A FEW things about this scene: 1) Why would Sookie, a professional caterer, who has been going on and on about catering Lorelai's wedding for many episodes, even going so far as to create the most insanely stunning cake and implying that it was a practice cake for Lorelai's wedding, not be catering and/or making the cake for Lorelai's wedding? 2) Why do they have to write Sookie so wacky/strident? 3) That whole notion of the groom not being interested in his wedding planning is dumb and I hate it.
In any case, Lane comes by to refill coffee, and tells Luke that his turkey melt is up, effectively breaking up what was about to become a throwdown between Sookie and Luke. Lane gloomily asks what they're working on, and when they tell her it's wedding planning, she flatly responds: "I guess there'll be cake." Lorelai says it's nice to know that her own outlook on life is sunnier than a twenty-one-year-old's, but Sookie can't stop with the wedding. She tries to nail down a potential date for the wedding, running through the list of town goofs that can't be there due to conflicts. Michel, for example, is busy every Saturday until February, having signed up for Booty Boot Camp. There are a few other townie conflicts, but what Luke hears and becomes enraged about is that Lulu, Kirk's girlfriend, may already have plans for late May. Luke tries to insert that he won't be moving wedding plans around for people he hardly knows, and Sookie shoots him down yet again. I have never been so happy for a scene to be over.

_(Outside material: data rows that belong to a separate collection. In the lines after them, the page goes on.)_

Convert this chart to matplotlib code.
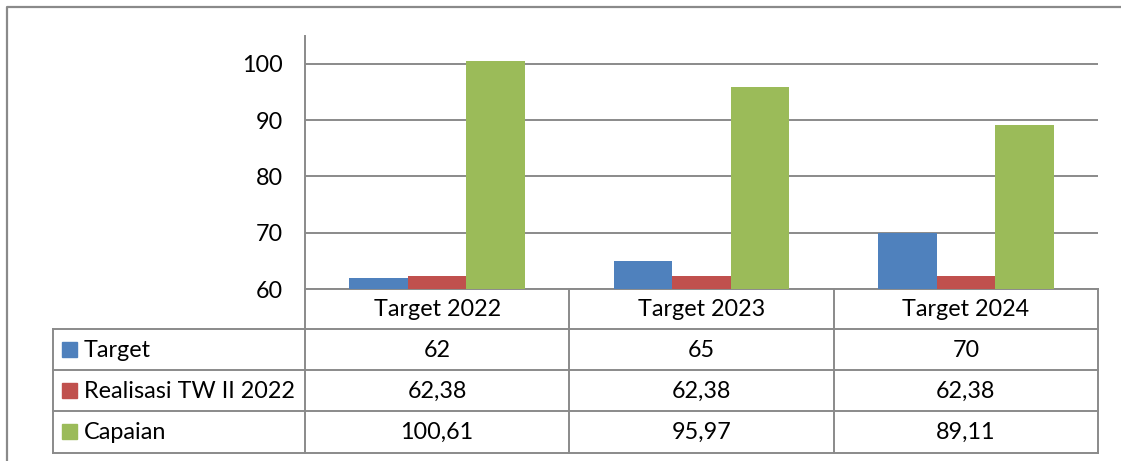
import numpy as np
import matplotlib.pyplot as plt
from matplotlib.patches import Rectangle

plt.rcParams['font.family'] = ['Lato', 'DejaVu Sans']

# Data
categories = ["Target 2022", "Target 2023", "Target 2024"]
series_names = ["Target", "Realisasi TW II 2022", "Capaian"]
target = [62, 65, 70]
realisasi = [62.38, 62.38, 62.38]
capaian = [100.61, 95.97, 89.11]
series_labels = [["62", "65", "70"],
                 ["62,38", "62,38", "62,38"],
                 ["100,61", "95,97", "89,11"]]
colors = ["#4F81BD", "#C0504D", "#9BBB59"]
yticks = [60, 70, 80, 90, 100]

W, H = 1121, 461
fig = plt.figure(figsize=(W / 100, H / 100), dpi=100)

# overlay axes in pixel coordinates for frame and table
ov = fig.add_axes([0, 0, 1, 1], zorder=0)
ov.set_xlim(0, W)
ov.set_ylim(H, 0)
ov.axis('off')

grid_c = "#8a8a8a"
fs = 16.8

# outer frame (right/bottom edges outside the image)
ov.plot([7, 7, W + 5], [H + 5, 7, 7], color="#8a8a8a", lw=1.6, solid_capstyle='butt')

# chart area
x0, x1 = 305, 1098
y_top, y_axis = 36, 289
ax = fig.add_axes([x0 / W, 1 - y_axis / H, (x1 - x0) / W, (y_axis - y_top) / H], zorder=1)
ax.patch.set_alpha(0)
n = len(categories)
xc = np.arange(n) + 0.5
bw = 0.2217
for i, vals in enumerate([target, realisasi, capaian]):
    ax.bar(xc + (i - 1) * bw, np.array(vals) - 60, bottom=60, width=bw,
           color=colors[i], zorder=3)
ax.set_xlim(0, n)
ax.set_ylim(60, 60 + (y_axis - y_top) / 56.25 * 10)
ax.set_yticks(yticks)
ax.set_yticklabels([str(t) for t in yticks], fontsize=fs)
ax.set_xticks([])
ax.tick_params(axis='y', length=0, pad=15.8)
ax.yaxis.grid(True, color=grid_c, lw=1.4)
ax.set_axisbelow(True)
for s in ['top', 'right', 'bottom']:
    ax.spines[s].set_visible(False)
ax.spines['left'].set_color(grid_c)
ax.spines['left'].set_linewidth(1.4)

# data table
tl = 53
col_edges = np.linspace(x0, x1, n + 1)
row_edges = [289, 328.5, 369.5, 411, 452.5]
lw = 1.4
for xe in col_edges[1:]:
    ov.plot([xe, xe], [row_edges[0], row_edges[-1]], color=grid_c, lw=lw)
ov.plot([x0, x0], [row_edges[0], row_edges[-1]], color=grid_c, lw=lw)
ov.plot([tl, tl], [row_edges[1], row_edges[-1]], color=grid_c, lw=lw)
for ye in row_edges[1:]:
    ov.plot([tl, x1], [ye, ye], color=grid_c, lw=lw)
ov.plot([x0, x1], [row_edges[0], row_edges[0]], color=grid_c, lw=lw)

for j, cat in enumerate(categories):
    cx = (col_edges[j] + col_edges[j + 1]) / 2
    ov.text(cx, (row_edges[0] + row_edges[1]) / 2 + 1, cat, ha='center', va='center', fontsize=fs)

for i, name in enumerate(series_names):
    cy = (row_edges[i + 1] + row_edges[i + 2]) / 2
    ov.add_patch(Rectangle((62, cy - 7.5), 15, 15, color=colors[i]))
    ov.text(84, cy + 1, name, ha='left', va='center', fontsize=fs)
    for j in range(n):
        cx = (col_edges[j] + col_edges[j + 1]) / 2
        ov.text(cx, cy + 1, series_labels[i][j], ha='center', va='center', fontsize=fs)

fig.savefig("out.png", dpi=100)
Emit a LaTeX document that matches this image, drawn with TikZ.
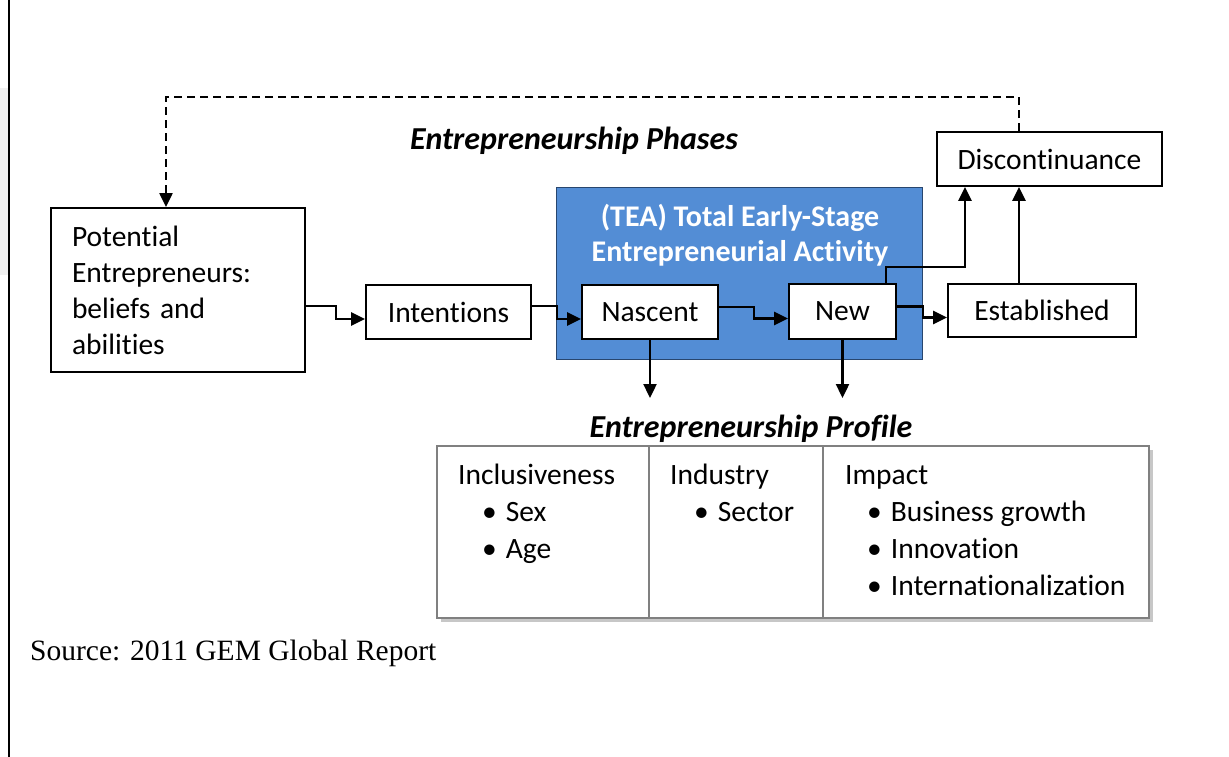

Especially since the next scene involves Paris. She's giving Rory the tour of the apartment building in which they will now reside. I have a hard time believing that such a crap place exists mere moments from Yale's campus, but then again, I have never been there. I'm not even smart enough to enter the city limits of the town where such a school is located. Paris reports that the lady in 5 steals mail, and that they have named the guys in 6 The Chili Cheese Boys, and to "take that description at face value." She doesn't know who is in 7, she says, "because meeting 5 and 6 was enough It Takes A Village for me." They then arrive at their place, 8. "8 is great," Rory says with a scared look on her face as Paris runs down the procedure for unlocking the door. There are about five deadbolts on it, and a complicated system of unlocking and kicking is necessary to open it. Rory is trying not to freak, and is reassured by Paris that the neighborhood is only as scary as you make it: "Those guys downstairs? They just look deadly. Believe me, they don't bother you if you don't bother them. When you have guests over, just tell them they're a doo-wop group."